Comparative column testing of three reactive mixtures for the bio-chemical treatment of iron-rich acid mine drainage

Optimization of the hydraulic properties of reactive mixtures in passive systems can improve treatment efficiency of iron-rich acid mine drainage (Fe-rich AMD). The use of highly permeable and porous substrates could limit clogging and flow-related issues. The efficiency and evolution of hydraulic conductivity (kat) of three reactive mixtures - two types of dispersed alkaline substrate (DAS), composed of wood ash (50% v/v - WA50) or calcite (20% v/v - C20), and one mixture consisting mainly of organic matter (70% w/w), typically used in passive biochemical reactors (PBRs) - were tested in 1.5 L columns.
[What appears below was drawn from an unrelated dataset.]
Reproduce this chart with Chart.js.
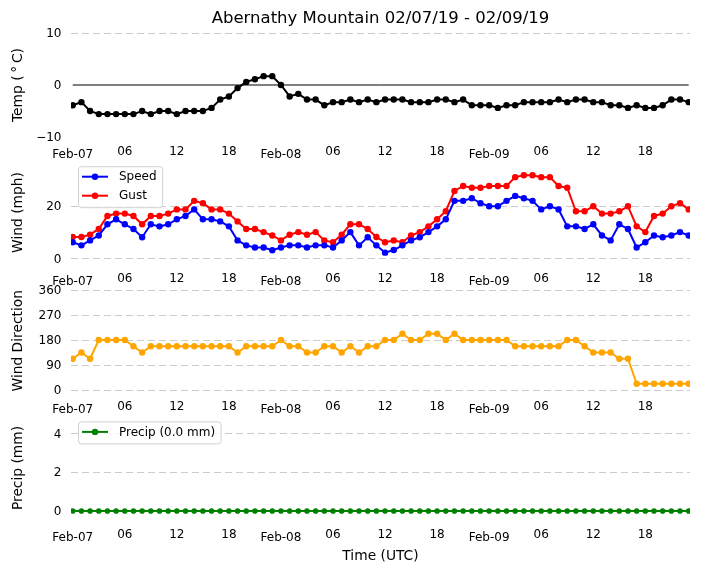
<!DOCTYPE html>
<html><head><meta charset="utf-8">
<script src="https://cdn.jsdelivr.net/npm/chart.js@4.4.0/dist/chart.umd.min.js"></script>
<style>
html,body{margin:0;padding:0;background:#fff;}
#wrap{position:relative;width:704px;height:573px;background:#fff;}
#wrap canvas{position:absolute;left:0;top:0;}
</style></head><body>
<div id="wrap">
<canvas id="c1" width="704" height="573"></canvas>
<canvas id="c2" width="704" height="573"></canvas>
<canvas id="c3" width="704" height="573"></canvas>
<canvas id="c4" width="704" height="573"></canvas>
</div>
<script>
// ---- data ----
const titleText = 'Abernathy Mountain 02/07/19 - 02/09/19';
const hours = [0,1,2,3,4,5,6,7,8,9,10,11,12,13,14,15,16,17,18,19,20,21,22,23,
  24,25,26,27,28,29,30,31,32,33,34,35,36,37,38,39,40,41,42,43,44,45,46,47,
  48,49,50,51,52,53,54,55,56,57,58,59,60,61,62,63,64,65,66,67,68,69,70,71];
const tickHours = [0,6,12,18,24,30,36,42,48,54,60,66];
const tickLabels = ['Feb-07','06','12','18','Feb-08','06','12','18','Feb-09','06','12','18'];

const tempC = [-3.9,-3.3,-5.0,-5.6,-5.6,-5.6,-5.6,-5.6,-5.0,-5.6,-5.0,-5.0,-5.6,-5.0,-5.0,-5.0,-4.4,-2.8,-2.2,-0.6,
  0.6,1.1,1.7,1.7,0.0,-2.2,-1.7,-2.8,-2.8,-3.9,-3.3,-3.3,-2.8,-3.3,-2.8,-3.3,-2.8,-2.8,-2.8,-3.3,
  -3.3,-3.3,-2.8,-2.8,-3.3,-2.8,-3.9,-3.9,-3.9,-4.4,-3.9,-3.9,-3.3,-3.3,-3.3,-3.3,-2.8,-3.3,-2.8,-2.8,
  -3.3,-3.3,-3.9,-3.9,-4.4,-3.9,-4.4,-4.4,-3.9,-2.8,-2.8,-3.3];
const windSpeed = [6.2,5.0,6.9,8.8,13.1,15.0,13.1,11.3,8.1,13.1,12.3,13.1,15.0,16.3,18.8,15.0,15.0,14.2,12.3,6.9,
  5.0,4.2,4.2,3.1,4.2,5.0,5.0,4.2,5.0,5.0,4.2,6.9,10.1,5.0,8.1,5.0,2.2,3.2,5.0,6.9,
  8.1,10.1,12.3,15.0,22.1,22.1,23.1,21.2,20.0,20.0,22.1,24.0,23.1,22.1,18.8,20.0,18.8,12.3,12.3,11.3,
  13.1,8.8,6.9,13.1,11.3,4.2,6.2,8.8,8.1,8.8,10.1,8.8];
const windGust = [8.2,8.2,9.1,11.3,16.3,17.2,17.2,16.3,13.1,16.3,16.3,17.2,18.8,18.8,22.1,21.2,18.8,18.8,17.2,14.2,
  11.3,11.3,10.1,8.8,6.9,9.1,10.1,9.1,10.1,6.9,6.2,9.1,13.1,13.1,11.3,8.2,6.2,6.9,6.2,8.8,
  10.1,12.3,15.0,18.1,25.9,27.8,27.1,27.1,27.8,27.8,27.8,31.2,31.9,31.9,31.2,31.2,27.8,27.1,18.1,18.1,
  20.0,17.2,17.2,18.1,20.0,12.3,10.1,16.3,17.2,20.0,21.2,18.8];
const windDir = [112.5,135,112.5,180,180,180,180,157.5,135,157.5,157.5,157.5,157.5,157.5,157.5,157.5,157.5,157.5,157.5,135,
  157.5,157.5,157.5,157.5,180,157.5,157.5,135,135,157.5,157.5,135,157.5,135,157.5,157.5,180,180,202.5,180,
  180,202.5,202.5,180,202.5,180,180,180,180,180,180,157.5,157.5,157.5,157.5,157.5,157.5,180,180,157.5,
  135,135,135,112.5,112.5,22.5,22.5,22.5,22.5,22.5,22.5,22.5];
const precipMM = [0,0,0,0,0,0,0,0,0,0,0,0,0,0,0,0,0,0,0,0,0,0,0,0,
  0,0,0,0,0,0,0,0,0,0,0,0,0,0,0,0,0,0,0,0,0,0,0,0,
  0,0,0,0,0,0,0,0,0,0,0,0,0,0,0,0,0,0,0,0,0,0,0,0];

const tempTicks = [-10, 0, 10];
const windTicks = [0, 20];
const dirTicks = [0, 90, 180, 270, 360];
const precipTicks = [0, 2, 4];

// ---- styling ----
const FONT = 'DejaVu Sans';
Chart.defaults.font.family = FONT;
Chart.defaults.color = '#000';
const GRID = '#cccccc';

const mplLegend = {
  id: 'mplLegend',
  afterDatasetsDraw(chart, args, opts) {
    if (!opts || !opts.display) return;
    const ctx = chart.ctx, a = chart.chartArea;
    const items = chart.data.datasets.filter(d => d.label);
    ctx.save();
    ctx.font = '12px "' + FONT + '"';
    const left = a.left + 7.5, top = a.top + 5.2;
    const rowH = 19, padTop = 10, padBottom = 12;
    let tw = 0;
    items.forEach(d => { tw = Math.max(tw, ctx.measureText(d.label).width); });
    const textX = left + 40.5;
    const w = textX - left + tw + 6;
    const h = padTop + rowH * (items.length - 1) + padBottom;
    ctx.beginPath();
    ctx.roundRect(left, top, w, h, 3);
    ctx.fillStyle = 'rgba(255,255,255,0.8)';
    ctx.fill();
    ctx.strokeStyle = 'rgba(204,204,204,0.9)';
    ctx.lineWidth = 1;
    ctx.stroke();
    items.forEach((d, i) => {
      const cy = top + padTop + i * rowH;
      ctx.strokeStyle = d.borderColor; ctx.lineWidth = 2;
      ctx.beginPath(); ctx.moveTo(left + 3.5, cy); ctx.lineTo(left + 29.5, cy); ctx.stroke();
      ctx.fillStyle = d.borderColor;
      ctx.beginPath(); ctx.arc(left + 16.5, cy, 3.2, 0, Math.PI * 2); ctx.fill();
      ctx.fillStyle = '#000'; ctx.textBaseline = 'middle'; ctx.textAlign = 'left';
      ctx.fillText(d.label, textX, cy + 0.5);
    });
    ctx.restore();
  }
};

function xAxis(height, title) {
  return {
    type: 'linear', min: -0.2, max: 71.15,
    grid: { display: false, drawTicks: false },
    border: { display: false },
    afterBuildTicks: s => { s.ticks = tickHours.map(v => ({ value: v })); },
    afterFit: s => { s.height = height; },
    ticks: {
      autoSkip: false, maxRotation: 0, minRotation: 0, padding: 8, color: '#000',
      font: c => ({ family: FONT, size: 12,
        lineHeight: (c && c.index !== undefined && tickLabels[c.index] && tickLabels[c.index].startsWith('Feb')) ? 1.7 : 1.2 }),
      callback: (v, i) => tickLabels[i]
    },
    title: title ? { display: true, text: title, font: { family: FONT, size: 13.8 }, color: '#000', padding: { top: 0, bottom: 4.3 } } : { display: false }
  };
}

function yAxis(min, max, ticksArr, title, gridColorFn) {
  return {
    type: 'linear', min: min, max: max,
    afterBuildTicks: s => { s.ticks = ticksArr.map(v => ({ value: v })); },
    afterFit: s => { s.width = 71; },
    grid: { drawTicks: false, lineWidth: 1, color: gridColorFn || GRID },
    border: { display: false, dash: [7, 4] },
    ticks: { padding: 9.5, labelOffset: 1, color: '#000', font: { family: FONT, size: 12 },
      callback: v => String(v).replace('-', '\u2212') },
    title: { display: true, text: title, font: { family: FONT, size: 13.8 }, color: '#000', padding: { top: 10.5, bottom: 0 } }
  };
}

function lineDs(label, data, color, radius) {
  return { label: label, data: data, borderColor: color, backgroundColor: color,
    pointBackgroundColor: color, pointBorderWidth: 0, pointRadius: radius || 3.2,
    borderWidth: 2, tension: 0, fill: false };
}

function makeChart(id, datasets, scales, padding, extraPlugins) {
  return new Chart(document.getElementById(id), {
    type: 'line',
    data: { labels: hours, datasets: datasets },
    options: {
      responsive: false, animation: false, devicePixelRatio: 1,
      layout: { padding: padding },
      scales: scales,
      plugins: Object.assign({ legend: { display: false }, tooltip: { enabled: false } }, extraPlugins || {})
    },
    plugins: [mplLegend]
  });
}

// Panel 1: temperature
const zeroLine = [{ x: hours[0], y: 0 }, { x: hours[hours.length - 1], y: 0 }];
makeChart('c1', [
  { data: zeroLine, borderColor: '#000', borderWidth: 1, pointRadius: 0, tension: 0 },
  Object.assign(lineDs('', tempC, '#000'), { label: undefined })
], {
  x: xAxis(30),
  y: yAxis(-10, 10, tempTicks, 'Temp (\u2009\u00B0\u2009C)', c => (c.tick && c.tick.value === 10) ? GRID : 'rgba(0,0,0,0)')
}, { top: 0, left: 0, right: 14, bottom: 406 }, {
  title: { display: true, text: titleText, fullSize: false, color: '#000',
    font: { family: FONT, size: 16.5, weight: 'normal' }, padding: { top: 9, bottom: 4.2 } },
  mplLegend: { display: false }
});

// Panel 2: wind
makeChart('c2', [
  lineDs('Speed', windSpeed, '#0000ff'),
  lineDs('Gust', windGust, '#ff0000')
], {
  x: xAxis(30),
  y: yAxis(-2.0, 37.2, windTicks, 'Wind (mph)')
}, { top: 161.5, left: 0, right: 14, bottom: 279.4 }, { mplLegend: { display: true } });

// Panel 3: wind direction
makeChart('c3', [
  Object.assign(lineDs('', windDir, '#ffa500'), { label: undefined })
], {
  x: xAxis(30),
  y: yAxis(-5.4, 360, dirTicks, 'Wind Direction')
}, { top: 290, left: 0, right: 14, bottom: 151.5 }, { mplLegend: { display: false } });

// Panel 4: precip
const precipTotal = precipMM.reduce((a, b) => a + b, 0);
makeChart('c4', [
  lineDs('Precip (' + precipTotal.toFixed(1) + ' mm)', precipMM, '#008000', 2.8)
], {
  x: xAxis(50, 'Time (UTC)'),
  y: yAxis(-0.43, 4.86, precipTicks, 'Precip (mm)')
}, { top: 416.7, left: 0, right: 14, bottom: 3.7 }, { mplLegend: { display: true } });
</script>
</body></html>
The reactors were operated with hydraulic retention times (HRTs) of 1 to 5 d over a period of 16-63 days. In the WA-DAS reactors, results showed that a minimum HRT of 2 d was required to remove 33-62% of Fe in AMD with 2500 mg/L Fe. The calcite-DAS showed limited Fe removal (< 10%) in AMD at > 1500 mg/L Fe, but was around 40% at < 1500 mg/L Fe, over a 7-day period, at 2 d of HRT. Slight increase of the PBRs efficiency was found (77% and 91%), at initial Fe concentration of 500 mg/L, when the HRT was doubled (from 2.5 d to 5 d). All reactors removed other metals (37-99.9% for Al, Zn, and Pb; 20-98% for Ni, except in C20) and SO42- (5-37%). Evolution of the hydraulic parameters of all reactors showed insignificant variation of the initial porosity of 0.68-0.74 and k(sat) around 10(-2) cm/s, indicating no evidence of clogging throughout the testing period, even at 5 d of HRT. Nonetheless, Fe removal was HRT-dependent. Therefore, water quality, especially Fe concentration, should be among the design criteria for a long-term satisfactory treatment of Fe-rich AMD.